Other major decisions:

CRIMINAL JUSTICE

-Anonymous tips to police generally do not justify an officer's stopping, frisking and questioning people.

-Police sometimes can pursue, stop and question people who run away at the sight of them.

-Federal judges should not reverse state court rulings in criminal cases unless the rulings are found to be ''unreasonable,'' a standard that makes it far harder for defendants convicted in state courts to get federal court help.

-Presidential friend Webster Hubbell's guilty plea to a misdemeanor tax charge could not stand because he was prosecuted with documents he had been forced to provide under immunity.

-Juries, not judges, must decide whether someone charged with a hate crime was motivated by bias and therefore can be punished more severely.

STATES' RIGHTS

-State employees cannot sue their state or boss in federal court over on-the-job discrimination.

-States cannot be sued by private citizens who accuse them of cheating the federal government.

-Congress can protect motorists' privacy by barring states from selling information on driver licenses.

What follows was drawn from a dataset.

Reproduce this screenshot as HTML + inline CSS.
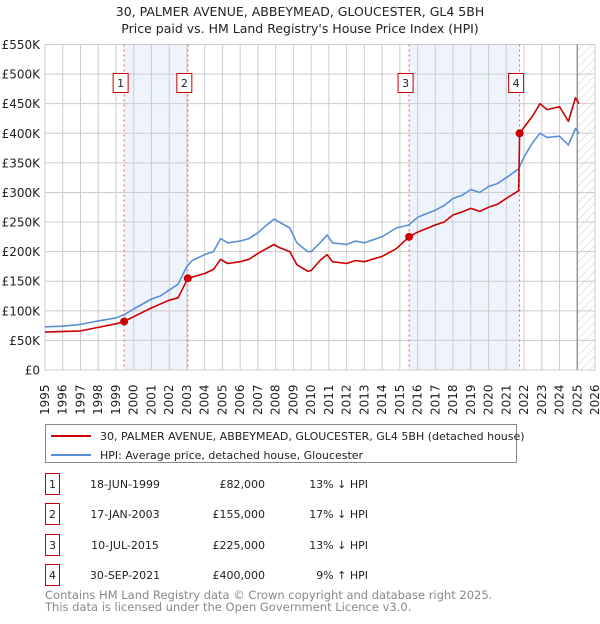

ELECTIONS AND POLITICAL CAMPAIGNS

-States have sweeping power to impose limits on campaign contributions to political candidates because such restrictions do not violate free-speech rights.

-States violate political parties' freedom of association when they let primary voters choose nominees by voting for any candidate, regardless of party affiliation. The ruling invalidated a ''blanket primary'' law and may threaten open primaries in half the states.

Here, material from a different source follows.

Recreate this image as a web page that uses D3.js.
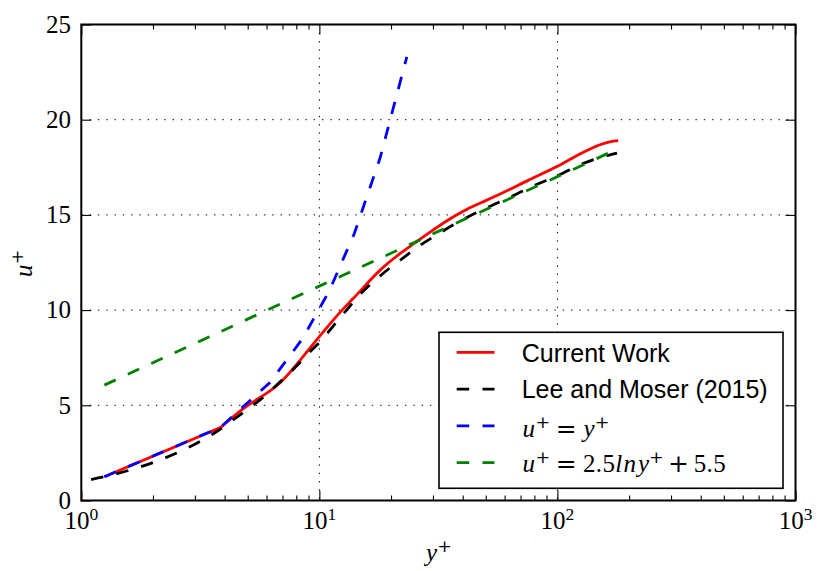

-The federal government cannot reject proposed changes in state and local election systems even if they are discriminatory so long as the changes leave minority voters no worse off. FREE SPEECH

-States have considerable leeway to restrict anti-abortion demonstrations outside health clinics because the right to avoid ''unwanted communication'' can outweigh free-speech rights.

-A federal law that attempted to shield children from sex-oriented cable TV channels violated the First Amendment because it was not the least intrusive means of achieving such a goal.

-State-run schools can subsidize campus groups with money collected from mandatory student activities fees without violating the rights of students who find some of those groups objectionable.

-A dancer's freedom of expression can be restricted by requiring her to wear pasties and a G-string.

BUSINESS

-Federal regulation of auto safety bars state court lawsuits over the lack of air bags in cars built when federal rules did not require them.

-Workers who say their boss illegally discriminated against them can win a lawsuit by showing only circumstantial evidence. No ''smoking gun'' is needed.